In honor of Three on Thursday, here we go.

1.  Baby bump.  I think it's supposed to be cutesy, but it's not.  It's really just annoying.  Especially when the person having the baby hates the term but has to hear it over and over.  My co-worker cringes every time someone says it to her, and I do not blame her one bit.

2.  Babymoon. This is apparently something prospective parents just absolutely must do.  It's a trip for just the two of them  before the baby comes - their last time to spend together as a couple.  When the aforementioned co-worker was asked with her first baby if they were taking a babymoon, she first asked what it was, and then answered that they couldn't afford it.  The person who asked then responded, "Well, can't either of your parents pay for it?"  Which only made it more obnoxious to me.  I don't care if people take such a trip, but call it that - a trip, vacation, getaway, etc.

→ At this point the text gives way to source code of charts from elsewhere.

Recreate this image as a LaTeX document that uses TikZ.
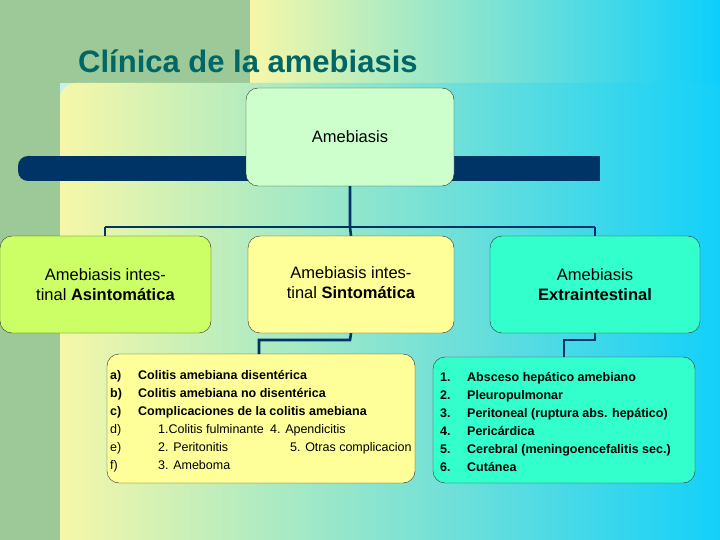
\documentclass[tikz,border=0pt]{standalone}
\usepackage{fontspec}
\setmainfont{Liberation Sans}
\definecolor{navy}{HTML}{003366}
\definecolor{bgY}{HTML}{F6F7A8}
\definecolor{bgC}{HTML}{0CCFFC}
\definecolor{bgG}{HTML}{9CC997}
\definecolor{cTop}{HTML}{CCFFCC}
\definecolor{cB1}{HTML}{CCFF66}
\definecolor{cB2}{HTML}{FFFF99}
\definecolor{cB3}{HTML}{33FFCC}
\definecolor{ttl}{HTML}{006666}
\begin{document}
\begin{tikzpicture}[x=1pt,y=-1pt,
  box/.style={draw=black!80,rounded corners=12pt,align=center,font=\fontsize{16.5}{19.5}\selectfont,inner sep=0pt},
  conn/.style={draw=navy,line width=2.6pt},
  it/.style={anchor=base west,font=\fontsize{12.5}{14}\selectfont,inner sep=0pt}]
\useasboundingbox (0,0) rectangle (720,540);
\begin{scope}[y=1pt]
\shade[left color=bgY!60!bgC!40, right color=bgC] (0,-540) rectangle (720,0);
\shade[left color=bgY, right color=bgC] (250,-83) rectangle (720,0);
\fill[bgG] (0,-540) rectangle (60,0);
\fill[bgG] (0,-83) rectangle (250,0);
\shade[left color=bgY, right color=bgC,rounded corners=16pt] (60,-560) rectangle (740,-83);
\end{scope}
\node[anchor=base west,text=ttl,font=\fontsize{31}{34}\selectfont\bfseries,inner sep=0pt] (title) at (78,73) {Clínica de la amebiasis};
\fill[navy, rounded corners=10pt] (18,156) rectangle (40,181);
\fill[navy] (30,156) rectangle (600,181);
\node[box,fill=cTop,minimum width=208pt,minimum height=98pt] (top) at (350,137) {Amebiasis};
\node[box,fill=cB1,minimum width=211pt,minimum height=97pt] (b1) at (105.5,284.5) {Amebiasis intes-\\tinal \textbf{Asintomática}};
\node[box,fill=cB2,minimum width=206pt,minimum height=97pt] (b2) at (351,284.5) {\raisebox{12pt}{\begin{tabular}{@{}c@{}}Amebiasis intes-\\tinal \textbf{Sintomática}\end{tabular}}};
\node[box,fill=cB3,minimum width=210pt,minimum height=97pt] (b3) at (595,284.5) {Amebiasis\\\textbf{Extraintestinal}};
\node[box,fill=cB2,minimum width=308pt,minimum height=129pt] (l1) at (261,418.5) {};
\node[box,fill=cB3,minimum width=262pt,minimum height=126pt] (l2) at (564,420) {};
\coordinate (h1) at (105,227); \coordinate (h3) at (595,227);
\draw[conn] (top.south) -- (350,227) -- (b2.north);
\draw[conn] (h1) -- (h3);
\draw[conn] (h1) -- (h1|-b1.north);
\draw[conn] (h3) -- (h3|-b3.north);
\draw[conn] (b2.south) -- (350,340) -- (259,340) -- (259,354);
\draw[conn] (b3.south) -- (595,340) -- (564,340) -- (564,357);
\foreach \l/\t/\y in {a)/Colitis amebiana disentérica/379,b)/Colitis amebiana no disentérica/397,c)/Complicaciones de la colitis amebiana/415}{
  \node[it,font=\fontsize{12.5}{14}\selectfont\bfseries] at (110,\y) {\l};
  \node[it,font=\fontsize{12.5}{14}\selectfont\bfseries] at (138,\y) {\t};}
\node[it] at (110,433) {d)}; \node[it] at (110,451) {e)}; \node[it] at (110,469) {f)};
\node[it] at (158,433) {1.Colitis fulminante}; \node[it] at (270,433) {4. Apendicitis};
\node[it] at (158,451) {2. Peritonitis}; \node[it] at (290,451) {5. Otras complicacion};
\node[it] at (158,469) {3. Ameboma};
\foreach \n/\t/\y in {1/Absceso hepático amebiano/381,2/Pleuropulmonar/399,3/Peritoneal (ruptura abs. hepático)/417,4/Pericárdica/435,5/Cerebral (meningoencefalitis sec.)/453,6/Cutánea/471}{
  \node[it,font=\fontsize{12.5}{14}\selectfont\bfseries] at (440,\y) {\n.};
  \node[it,font=\fontsize{12.5}{14}\selectfont\bfseries] at (467,\y) {\t};}
\end{tikzpicture}
\end{document}
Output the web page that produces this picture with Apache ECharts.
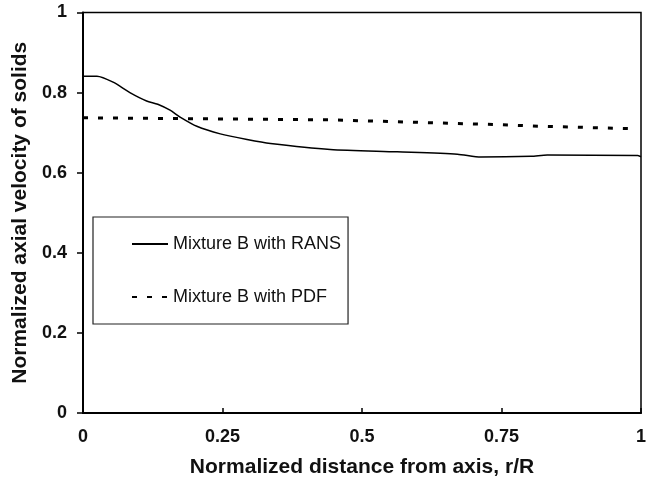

3.  Gender reveal parties.  OH MY GOD PLEASE SPARE ME.  This is when people have a party to reveal whether they are having a boy or a girl.  There are various permutations, but often an envelope is given to a baker with a note from the doctor's office saying the gender of the baby (even the parents don't know!), who then makes the cake with pink or blue filling.  Then the parents find out at the same time that their guests do whether it's a boy or a girl, and festivities ensue!  I thought wedding and baby showers were annoying, but this pushes them way out of contention.  I have been invited to two of these in the last couple of years, and have sent regrets each time because I. Just. Cannot.

As I said, I have been invited to two gender reveal parties, and one of my very own nieces and her husband have gone on a babymoon.  I know plenty of people think this is all just the best stuff in the world, and so whimsical, and fun, etc., etc.  And I know I'm a weirdo, because when I was getting married if anyone told me they wanted to throw me a shower, I told them I would not be attending, because I absolutely hate them - this caused much consternation, and people kept asking my mother if something was wrong with me ("Just what's been wrong with her for her entire life, I guess," was usually her answer).  So it's not like I haven't been exposed to any of this stuff before, it's just that I think it's stupid, and so, if you are planning to say or do any of these things at all, just please don't tell me.